When he took over the school system last year, Wilson pledged to boost the four-year graduation rate to 85 percent by 2022, an ambitious goal he still stands by. The graduation rate — its validity thrown into doubt after the city-commissioned investigation — stood at 73 percent in 2017.

“I believe all kids can graduate; let me be clear on that,” Wilson said. “For me, the alternative of not expecting kids to graduate is something I can’t contemplate.”

But Wilson said he hopes to create an environment in which educators feel comfortable sounding an alarm when they spot wrongdoing. He created the Office of Integrity following the graduation investigation, a central repository for teachers and families to lodge complaints that he said will reach his desk.

He attends community meetings and once a week, goes to lunch with a small group of principals at the Hilton Garden Inn near his office in the NoMa neighborhood.

“He inherited quite a difficult situation,” said Ruth Wattenberg, the Ward 3 representative on the D.C. State Board of Education. “I have high hopes for him, but I think he needs to step up to the problems that have been revealed in a much more aggressive way.”

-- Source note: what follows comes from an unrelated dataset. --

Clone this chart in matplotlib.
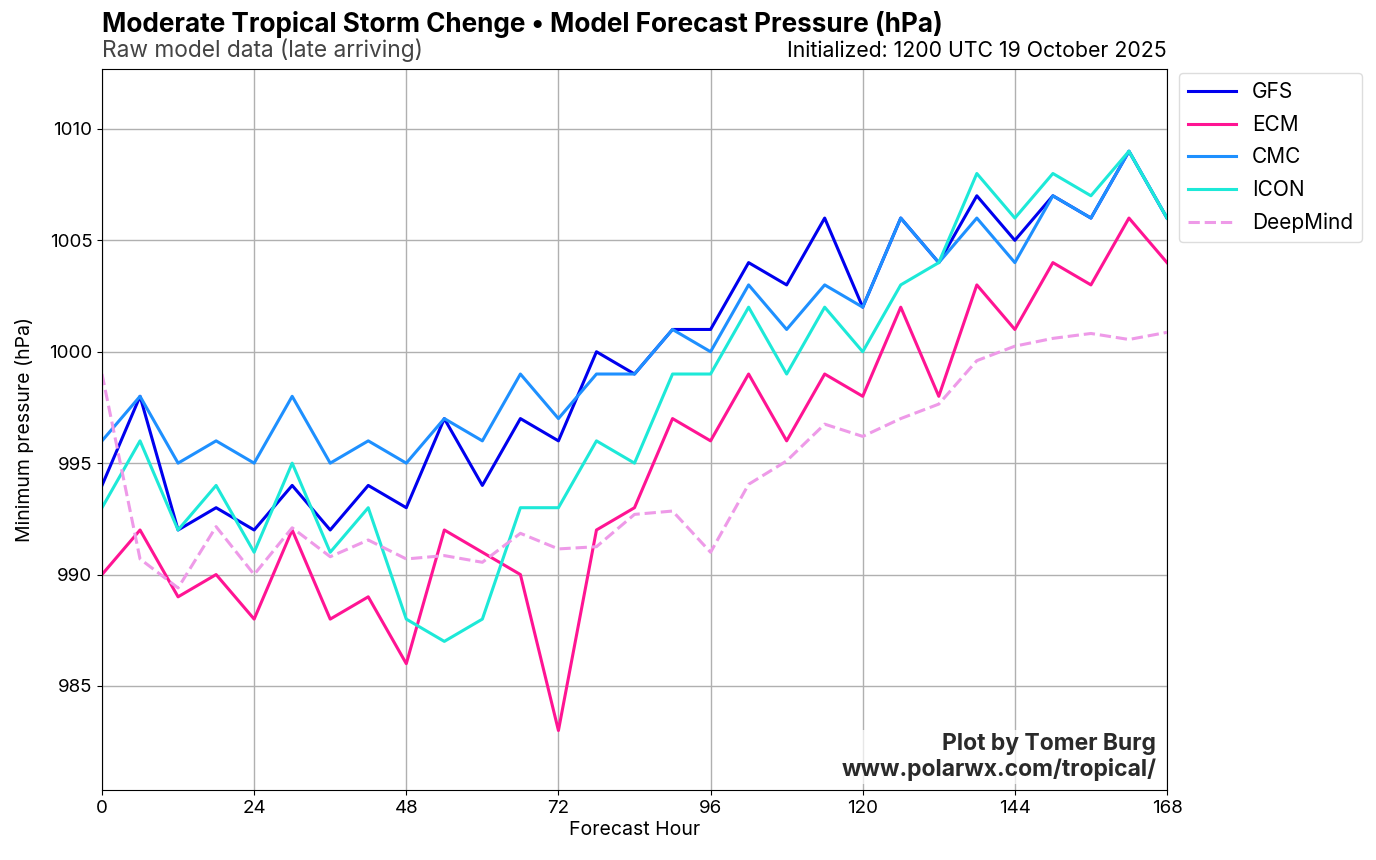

Ward 8 council member Trayon White Sr. (D) said Wilson has been accessible and appears to understand the challenges confronting students east of the Anacostia River.

“I’ve been able to work with him more than any other past chancellor,” White, who previously served on the State Board of Education, said in an interview earlier this month. “He gets it.”

But because his education philosophy appears to so closely align with Henderson’s, some educators question whether he can make changes they say are necessary to remedy shortcomings identified in the graduation investigation. Laura Fuchs, a social studies teacher at Woodson High and an active member of the teachers union, said the school system needs a leader who will delve into the effectiveness and role of the teacher evaluation system Rhee enacted in 2009.

“I don’t see how it’s going to change,” Fuchs said. “If they don’t fundamentally change the tools and how they train people to use them, the culture of fear and intimidation isn’t going to change.”

In his first year as D.C. schools chancellor, Wilson also endured criticism from education activists in Oakland. A few months after Wilson left Oakland, the beleaguered district faced such woeful finances that the Board of Education there ordered $15.1  million in budget cuts. As California educators blamed Wilson for some of the problems in Oakland, he has minimized the troubles and his role in them.

A spokeswoman for the chancellor declined to comment on Oakland for this article.

Now, Wilson’s ability to lead the school system in the nation’s capital is under fire after the revelations that his family broke city policy by bypassing the lottery system and transferring his daughter to a sought-after high school.

“Misrepresentation, lying, cheating by making up your own rules — these are serious missteps that should have consequences,” D.C. Auditor Kathy Patterson wrote in an email to The Post, noting that her office was not investigating Wilson’s actions. “In the case of the chancellor I believe the actions merit his resignation.”

Patterson’s call for Wilson’s resignation was first reported by Washington City Paper.

During a visit this month to Ludlow-Taylor Elementary School in Northeast Washington, Wilson popped into classrooms, interacted with students and sifted through school data with the principal.

“There’s a sense that he’s been in our shoes before, and we appreciate that,” said Andrew Smith, the principal of Ludlow-Taylor.

Jennifer Barrios contributed to this report.